ESC 23: OCEAN(a)-DOSE: Olpasiran in Patients with Atherosclerotic CVD and Elevated LP(a)
Published: 26 Aug 2023
ESC 23 — Dr Michelle O'Donoghue (Brigham and Women's Hospital, US) outlines a trial update from OCEAN(a)-Dose Extension trial (NCT05581303) in this succinct interview.
OCEAN(a)-DOSE (Amgen) was a dose-finding study aiming to evaluate a siRNA, olpasiran, and its effect on risk for coronary heart disease death, myocardial infarction or urgent coronary revascularization when administered subcutaneously as compared to placebo in patients with atherosclerotic cardiovascular disease and elevated Lipoprotein(a).

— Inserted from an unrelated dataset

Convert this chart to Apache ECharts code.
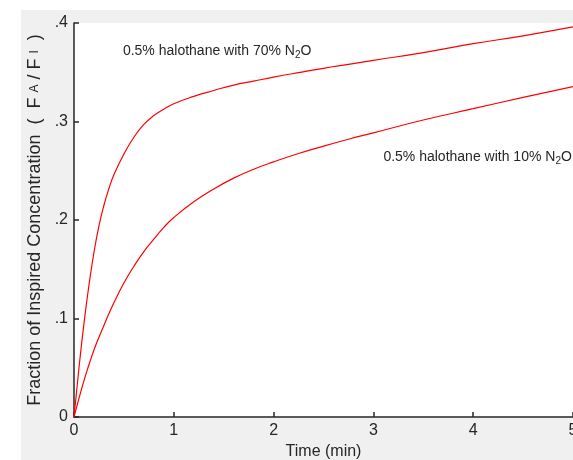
<!DOCTYPE html>
<html><head><meta charset="utf-8">
<script src="https://cdn.jsdelivr.net/npm/echarts@6/dist/echarts.min.js"></script>
<style>html,body{margin:0;padding:0;background:#fff}#c{width:573px;height:460px}</style>
</head><body><div id="c"></div>
<script>
const times = [0, 0.05, 0.1, 0.15, 0.2, 0.25, 0.3, 0.35, 0.4, 0.5, 0.6, 0.7, 0.8, 0.9, 1.0, 1.2, 1.4, 1.6, 1.8, 2.0, 2.25, 2.5, 2.75, 3.0, 3.5, 4.0, 4.5, 5.0];
const n2o70 = [0, 0.050, 0.095, 0.134, 0.167, 0.194, 0.215, 0.232, 0.246, 0.267, 0.284, 0.297, 0.306, 0.3125, 0.318, 0.3255, 0.3315, 0.337, 0.341, 0.345, 0.3496, 0.354, 0.358, 0.362, 0.370, 0.379, 0.387, 0.396];
const n2o10 = [0, 0.019, 0.037, 0.053, 0.068, 0.081, 0.093, 0.105, 0.116, 0.136, 0.153, 0.168, 0.1805, 0.1925, 0.2025, 0.2185, 0.2315, 0.2425, 0.2515, 0.259, 0.2675, 0.275, 0.282, 0.2885, 0.3015, 0.313, 0.3245, 0.3355];
const yTicks = ['0', '.1', '.2', '.3', '.4'];
const label70 = ['0.5% halothane with 70% N', '2', 'O'];
const label10 = ['0.5% halothane with 10% N', '2', 'O'];
const label70At = [0.49, 0.3716];
const label10At = [3.10, 0.264];

const FONT = '"Liberation Sans", Arial, Helvetica, sans-serif';
const INK = '#262626';
const chart = echarts.init(document.getElementById('c'), null, {renderer: 'canvas'});
const richLbl = {
  n: {fontSize: 14, color: INK, fontFamily: FONT},
  sub: {fontSize: 10, color: INK, fontFamily: FONT, padding: [8, 0, 0, 0]}
};
function lbl(parts) { return '{n|' + parts[0] + '}{sub|' + parts[1] + '}{n|' + parts[2] + '}'; }

chart.setOption({
  backgroundColor: '#f0f0f0',
  animation: false,
  graphic: [
    {type: 'rect', shape: {x: 0, y: 0, width: 573, height: 10}, style: {fill: '#fff'}, z: -100, silent: true},
    {type: 'rect', shape: {x: 0, y: 0, width: 21, height: 460}, style: {fill: '#fff'}, z: -100, silent: true}
  ],
  grid: {left: 74, right: 0, top: 23, bottom: 43, show: true, backgroundColor: '#fff', borderWidth: 0,
         containLabel: false, outerBoundsMode: 'none'},
  xAxis: {
    type: 'value', min: 0, max: 5, interval: 1,
    name: 'Time (min)', nameLocation: 'middle', nameGap: 27,
    nameTextStyle: {fontSize: 16, color: INK, fontFamily: FONT},
    axisLine: {show: true, lineStyle: {color: INK, width: 1.5}},
    axisTick: {show: true, inside: true, length: 5, lineStyle: {color: INK, width: 1.5}},
    axisLabel: {fontSize: 16, color: INK, fontFamily: FONT, margin: 6, hideOverlap: false},
    splitLine: {show: false}
  },
  yAxis: {
    type: 'value', min: 0, max: 0.4, interval: 0.1,
    name: 'Fraction of Inspired Concentration  (  F {s|A} / F {s|I}  )',
    nameLocation: 'middle', nameGap: 25, nameRotate: 90,
    nameTextStyle: {fontSize: 18, color: INK, fontFamily: FONT,
      rich: {s: {fontSize: 12, color: INK, fontFamily: FONT}}},
    axisLine: {show: true, lineStyle: {color: INK, width: 1.5}},
    axisTick: {show: true, inside: true, length: 5, lineStyle: {color: INK, width: 1.5}},
    axisLabel: {fontSize: 16, color: INK, fontFamily: FONT, margin: 6,
      formatter: function (v) { return yTicks[Math.round(v * 10)]; }},
    splitLine: {show: false}
  },
  series: [
    {
      type: 'line', name: '70% N2O', smooth: 0.5, showSymbol: false,
      lineStyle: {color: '#ff0000', width: 1.2},
      data: times.map((t, i) => [t, n2o70[i]]),
      markPoint: {
        symbolSize: 0, animation: false,
        label: {show: true, position: 'right', distance: 0, formatter: lbl(label70), rich: richLbl},
        data: [{coord: label70At}]
      }
    },
    {
      type: 'line', name: '10% N2O', smooth: 0.5, showSymbol: false,
      lineStyle: {color: '#ff0000', width: 1.2},
      data: times.map((t, i) => [t, n2o10[i]]),
      markPoint: {
        symbolSize: 0, animation: false,
        label: {show: true, position: 'right', distance: 0, formatter: lbl(label10), rich: richLbl},
        data: [{coord: label10At}]
      }
    }
  ]
});
</script></body></html>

In results revealed at AHA 2022, the trial showed that when dosed at 75mg or higher every 12 weeks, olpasiran reduced Lp(a) concentration by more than 95% in patients with atherosclerotic cardiovascular disease, and the treatment to be safe and well-tolerated.
This trial extension from ESC Congress 2023 investigated an off-treatment period in the same patient group. This late-breaking update revealed that patients treated with a higher dose of olpasiran had a 40-50% reduction in LP(a) up to a year after their last dose.
- What do we know about the role of Lp(a)? What are the available treatments for addressing Lp(a) concentrations?
- What question does this extension study aim to address?
- What was the study design and eligibility criteria?
- What are the key findings presented at ESC?
- What are the take-home messages?
- What are the remaining questions? What are the next steps?
Recorded on-site at ESC Congress 2023, Amsterdam.
For more content from ESC Congress 2023 head to the Hot Line & Late-breaking Science Video Collection.
Editors: Mirjam Boros and Jordan Rance
Video Specialists: Dan Brent, Tom Green, Mike Knight, Oliver Miles
“Hi, I'm Michelle O'Donoghue. I'm a cardiologist at Brigham Women's Hospital and a senior investigator with the TIMI Study Group.
The Role of LP(a) and Available Treatments for Addressing LP(a) Concentrations
So we have a growing body of evidence that LP(a), or Lipoprotein little A, plays a causal role in the development of many different atherosclerotic disease states. But to date, we've actually not had an effective therapy for lowering it. In fact, a lot of the traditional therapies we reach for risk factor mitigation, such as statin therapy, may, if anything, raise LP(a). PCSK9 inhibitors can lower LP(a) but perhaps not sufficiently for it to have a meaningful clinical impact.
Questions This Extension Study Aimed To Address
Well, in this phase two study, we evaluated different doses of olpasiran, which is an RNA interference medication that reduces LP(a) concentration. In the primary results that we previously presented, back in November 2022, we saw that the higher doses of olpasiran reduced LP(a) by more than 95%. These are now the extension phase results. So from that same study, we then had an off-treatment period. And what we found was that those patients who had been treated with the higher doses of olpasiran up to about a year after their last dose, they still had, on average, about a 40% to 50% placebo-adjusted reduction in LP(a) concentration. So really a prolonged duration of effect.
Study Design and Eligibility Criteria
So the Ocean(a) Dose study enrolled patients who had an LP(a) concentration of at least 115 animals per litre and who had established atherosclerotic disease. Everyone was eligible to participate in the extension period because this was actually part of the primary protocol. During that prolonged period, we also collected safety events and importantly, we didn't see any new evidence of a safety signal during that more prolonged duration of follow-up.
So what we found was that those patients who had been treated with the higher doses of olpasiran, they had still maintained a 40% to 50% placebo adjusted percent reduction in LP(a) more than a year or up to a year after that last dose was administered. So suggesting that it has a very prolonged duration of effect. The other thing that we looked at during the on-treatment period was the effect of olpasiran on oxidized phospholipids, on ApoB. These are believed to be important proinflammatory mediators that may be part of the causal pathway for LP(a) in atherosclerotic disease. And what we found was that olpasiran also markedly reduced oxidized phospholipid concentration during the on-treatment period.
So I think that the key areas to emphasize after the results of this study is that we now have very exciting, novel therapeutics in development that have a very pronounced effect on lowering LP(a). And in the case of olpasiran, these effects are really quite sustained through longer-term follow after administration is stopped. So this is, I think, very encouraging for a lot of people out there who have high LP(a) values and yet have not been able to turn to any therapies to date to effectively lower it. So we now have the phase three study ongoing, and that will give us the definitive answer about the efficacy and safety of olpasiran."